*** Data lines ***
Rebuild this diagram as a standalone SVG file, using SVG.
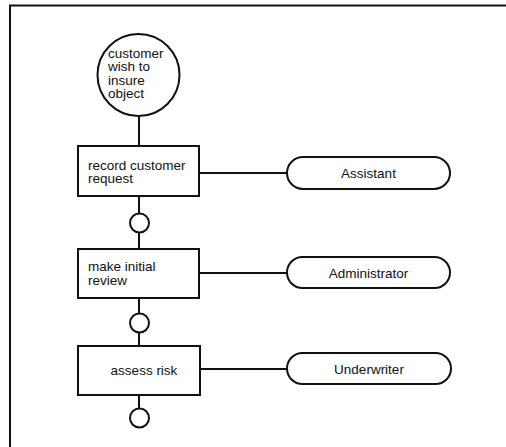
<svg xmlns="http://www.w3.org/2000/svg" width="506" height="447" viewBox="0 0 506 447">
<style>
.s{fill:#fff;stroke:#111;stroke-width:2}
.c{fill:none;stroke:#111;stroke-width:2}
text{font-family:"Liberation Sans",Arial,sans-serif;font-size:13.5px;fill:#111}
.m{text-anchor:middle}
</style>
<rect width="506" height="447" fill="#fff"/>
<path class="c" d="M10,447 V5.5 H506"/>
<g id="connectors">
<line class="c" x1="139" y1="116" x2="139" y2="146"/>
<line class="c" x1="139" y1="196" x2="139" y2="213"/>
<line class="c" x1="139" y1="233" x2="139" y2="249"/>
<line class="c" x1="139" y1="298" x2="139" y2="313"/>
<line class="c" x1="139" y1="333" x2="139" y2="346"/>
<line class="c" x1="139" y1="395" x2="139" y2="408"/>
<line class="c" x1="199" y1="173" x2="287" y2="173"/>
<line class="c" x1="199" y1="273" x2="287" y2="273"/>
<line class="c" x1="200" y1="369" x2="287" y2="369"/>
</g>
<g id="start">
<circle class="s" cx="138.5" cy="75" r="41"/>
<text x="108" y="57.5">customer</text>
<text x="108" y="71">wish to</text>
<text x="108" y="84.5">insure</text>
<text x="108" y="98">object</text>
</g>
<g id="record">
<rect class="s" x="78" y="146" width="121" height="50"/>
<text x="88" y="169.5">record customer</text>
<text x="88" y="183">request</text>
</g>
<g id="e1"><circle class="s" cx="139.5" cy="223" r="9.5"/></g>
<g id="review">
<rect class="s" x="78" y="249" width="121" height="49"/>
<text x="88" y="271">make initial</text>
<text x="88" y="284.5">review</text>
</g>
<g id="e2"><circle class="s" cx="139.5" cy="323" r="9.5"/></g>
<g id="assess">
<rect class="s" x="78" y="346" width="122" height="49"/>
<text class="m" x="144" y="375">assess risk</text>
</g>
<g id="e3"><circle class="s" cx="139.5" cy="418" r="9.5"/></g>
<g id="assistant">
<rect class="s" x="287" y="157" width="163" height="32" rx="16"/>
<text class="m" x="368.5" y="178">Assistant</text>
</g>
<g id="administrator">
<rect class="s" x="287" y="257" width="163" height="31" rx="15.5"/>
<text class="m" x="368.5" y="277.5">Administrator</text>
</g>
<g id="underwriter">
<rect class="s" x="287" y="353" width="164" height="31" rx="15.5"/>
<text class="m" x="369" y="373.5">Underwriter</text>
</g>
</svg>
***
Exercise goal: Copy out each line exactly, without the pictures.

Task solution:
Rebuild this diagram as a standalone SVG file, using SVG.
<svg xmlns="http://www.w3.org/2000/svg" width="506" height="447" viewBox="0 0 506 447">
<style>
.s{fill:#fff;stroke:#111;stroke-width:2}
.c{fill:none;stroke:#111;stroke-width:2}
text{font-family:"Liberation Sans",Arial,sans-serif;font-size:13.5px;fill:#111}
.m{text-anchor:middle}
</style>
<rect width="506" height="447" fill="#fff"/>
<path class="c" d="M10,447 V5.5 H506"/>
<g id="connectors">
<line class="c" x1="139" y1="116" x2="139" y2="146"/>
<line class="c" x1="139" y1="196" x2="139" y2="213"/>
<line class="c" x1="139" y1="233" x2="139" y2="249"/>
<line class="c" x1="139" y1="298" x2="139" y2="313"/>
<line class="c" x1="139" y1="333" x2="139" y2="346"/>
<line class="c" x1="139" y1="395" x2="139" y2="408"/>
<line class="c" x1="199" y1="173" x2="287" y2="173"/>
<line class="c" x1="199" y1="273" x2="287" y2="273"/>
<line class="c" x1="200" y1="369" x2="287" y2="369"/>
</g>
<g id="start">
<circle class="s" cx="138.5" cy="75" r="41"/>
<text x="108" y="57.5">customer</text>
<text x="108" y="71">wish to</text>
<text x="108" y="84.5">insure</text>
<text x="108" y="98">object</text>
</g>
<g id="record">
<rect class="s" x="78" y="146" width="121" height="50"/>
<text x="88" y="169.5">record customer</text>
<text x="88" y="183">request</text>
</g>
<g id="e1"><circle class="s" cx="139.5" cy="223" r="9.5"/></g>
<g id="review">
<rect class="s" x="78" y="249" width="121" height="49"/>
<text x="88" y="271">make initial</text>
<text x="88" y="284.5">review</text>
</g>
<g id="e2"><circle class="s" cx="139.5" cy="323" r="9.5"/></g>
<g id="assess">
<rect class="s" x="78" y="346" width="122" height="49"/>
<text class="m" x="144" y="375">assess risk</text>
</g>
<g id="e3"><circle class="s" cx="139.5" cy="418" r="9.5"/></g>
<g id="assistant">
<rect class="s" x="287" y="157" width="163" height="32" rx="16"/>
<text class="m" x="368.5" y="178">Assistant</text>
</g>
<g id="administrator">
<rect class="s" x="287" y="257" width="163" height="31" rx="15.5"/>
<text class="m" x="368.5" y="277.5">Administrator</text>
</g>
<g id="underwriter">
<rect class="s" x="287" y="353" width="164" height="31" rx="15.5"/>
<text class="m" x="369" y="373.5">Underwriter</text>
</g>
</svg>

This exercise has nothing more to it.